[WRITTEN INSTRUCTION]
Reproduce exactly the opening lines of the listing, stopping after the line that contains "Chart.register(...registerables);" and including it.

[DATASET EXCERPTS]
-*-*-

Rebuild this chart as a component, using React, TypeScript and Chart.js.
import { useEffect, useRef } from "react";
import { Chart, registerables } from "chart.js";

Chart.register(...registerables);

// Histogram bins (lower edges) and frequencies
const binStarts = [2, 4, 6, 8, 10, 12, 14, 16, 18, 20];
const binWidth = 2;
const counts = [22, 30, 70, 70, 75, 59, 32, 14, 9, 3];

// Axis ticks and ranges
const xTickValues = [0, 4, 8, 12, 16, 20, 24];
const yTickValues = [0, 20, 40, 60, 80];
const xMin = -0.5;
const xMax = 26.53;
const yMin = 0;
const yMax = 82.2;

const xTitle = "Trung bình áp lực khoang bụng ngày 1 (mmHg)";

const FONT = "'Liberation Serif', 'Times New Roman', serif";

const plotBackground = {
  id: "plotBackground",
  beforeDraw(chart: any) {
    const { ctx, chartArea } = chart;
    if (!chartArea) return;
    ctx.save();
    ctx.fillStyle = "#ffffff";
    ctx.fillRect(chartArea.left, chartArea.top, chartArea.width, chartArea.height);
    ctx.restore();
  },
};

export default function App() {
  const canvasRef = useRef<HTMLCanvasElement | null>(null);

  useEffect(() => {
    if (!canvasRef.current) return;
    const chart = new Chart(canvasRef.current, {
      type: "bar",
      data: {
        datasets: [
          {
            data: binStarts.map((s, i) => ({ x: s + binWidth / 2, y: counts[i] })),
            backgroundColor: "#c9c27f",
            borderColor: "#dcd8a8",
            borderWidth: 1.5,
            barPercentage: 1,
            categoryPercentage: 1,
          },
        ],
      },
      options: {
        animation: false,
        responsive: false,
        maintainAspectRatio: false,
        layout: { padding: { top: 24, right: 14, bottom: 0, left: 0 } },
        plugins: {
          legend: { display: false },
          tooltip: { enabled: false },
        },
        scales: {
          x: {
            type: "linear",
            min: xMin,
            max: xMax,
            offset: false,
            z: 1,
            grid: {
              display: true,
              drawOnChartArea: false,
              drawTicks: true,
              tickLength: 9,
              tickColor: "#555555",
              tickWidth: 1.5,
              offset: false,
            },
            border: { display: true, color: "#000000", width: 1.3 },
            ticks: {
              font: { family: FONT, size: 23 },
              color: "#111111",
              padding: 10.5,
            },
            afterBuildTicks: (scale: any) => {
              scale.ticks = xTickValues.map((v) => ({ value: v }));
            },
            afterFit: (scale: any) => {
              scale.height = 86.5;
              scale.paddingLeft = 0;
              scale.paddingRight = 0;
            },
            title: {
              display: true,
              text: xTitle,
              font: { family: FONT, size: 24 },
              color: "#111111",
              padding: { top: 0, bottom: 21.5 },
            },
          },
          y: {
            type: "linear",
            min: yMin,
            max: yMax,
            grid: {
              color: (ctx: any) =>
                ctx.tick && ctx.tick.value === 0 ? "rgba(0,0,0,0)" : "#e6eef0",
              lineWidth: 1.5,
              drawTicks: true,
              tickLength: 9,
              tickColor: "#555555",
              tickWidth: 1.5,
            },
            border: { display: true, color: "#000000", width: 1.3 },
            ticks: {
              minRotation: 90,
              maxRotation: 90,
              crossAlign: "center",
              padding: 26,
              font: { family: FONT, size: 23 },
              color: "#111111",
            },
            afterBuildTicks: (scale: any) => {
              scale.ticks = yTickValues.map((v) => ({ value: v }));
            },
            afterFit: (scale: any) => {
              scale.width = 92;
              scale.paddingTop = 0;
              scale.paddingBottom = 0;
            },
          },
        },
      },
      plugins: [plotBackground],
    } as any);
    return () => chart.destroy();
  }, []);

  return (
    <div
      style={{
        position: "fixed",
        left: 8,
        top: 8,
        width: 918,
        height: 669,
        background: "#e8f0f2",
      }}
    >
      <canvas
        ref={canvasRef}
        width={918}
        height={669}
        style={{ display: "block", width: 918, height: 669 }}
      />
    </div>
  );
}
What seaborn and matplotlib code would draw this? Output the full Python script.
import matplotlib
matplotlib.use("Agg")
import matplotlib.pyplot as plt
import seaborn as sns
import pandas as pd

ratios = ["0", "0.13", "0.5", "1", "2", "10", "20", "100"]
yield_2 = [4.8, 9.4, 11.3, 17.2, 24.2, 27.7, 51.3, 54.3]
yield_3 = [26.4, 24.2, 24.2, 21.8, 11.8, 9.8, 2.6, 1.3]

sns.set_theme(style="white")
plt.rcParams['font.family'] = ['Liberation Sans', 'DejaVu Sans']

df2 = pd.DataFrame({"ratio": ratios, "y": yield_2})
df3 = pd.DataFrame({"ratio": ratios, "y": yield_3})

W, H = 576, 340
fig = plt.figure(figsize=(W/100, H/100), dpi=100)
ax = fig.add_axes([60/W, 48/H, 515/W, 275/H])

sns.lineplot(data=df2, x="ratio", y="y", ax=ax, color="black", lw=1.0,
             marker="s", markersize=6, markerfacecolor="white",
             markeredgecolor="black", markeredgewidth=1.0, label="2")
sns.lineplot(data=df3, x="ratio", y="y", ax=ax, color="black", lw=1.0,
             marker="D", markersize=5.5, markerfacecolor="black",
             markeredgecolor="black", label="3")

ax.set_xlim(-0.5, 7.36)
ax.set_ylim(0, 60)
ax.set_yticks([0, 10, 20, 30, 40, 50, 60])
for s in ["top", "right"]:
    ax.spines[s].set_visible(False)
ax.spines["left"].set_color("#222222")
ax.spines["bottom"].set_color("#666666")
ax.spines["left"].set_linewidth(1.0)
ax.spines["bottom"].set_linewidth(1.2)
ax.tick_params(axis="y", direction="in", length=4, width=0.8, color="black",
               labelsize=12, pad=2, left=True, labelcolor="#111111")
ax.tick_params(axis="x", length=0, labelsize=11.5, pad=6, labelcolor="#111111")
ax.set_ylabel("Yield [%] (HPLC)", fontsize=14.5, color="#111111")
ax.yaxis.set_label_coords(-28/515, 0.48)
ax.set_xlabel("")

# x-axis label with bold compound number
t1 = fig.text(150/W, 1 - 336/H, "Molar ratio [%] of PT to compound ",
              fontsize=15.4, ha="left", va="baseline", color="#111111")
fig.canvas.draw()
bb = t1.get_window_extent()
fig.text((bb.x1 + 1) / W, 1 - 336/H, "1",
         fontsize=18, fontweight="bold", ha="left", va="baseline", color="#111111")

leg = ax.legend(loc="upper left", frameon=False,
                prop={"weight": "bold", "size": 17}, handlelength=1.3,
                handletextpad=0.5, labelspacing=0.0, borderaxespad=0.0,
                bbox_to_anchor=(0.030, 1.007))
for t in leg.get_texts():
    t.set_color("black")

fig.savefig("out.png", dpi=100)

-*-*-

[CORRECT OUTPUT]
Rebuild this chart as a component, using React, TypeScript and Chart.js.
import { useEffect, useRef } from "react";
import { Chart, registerables } from "chart.js";

Chart.register(...registerables);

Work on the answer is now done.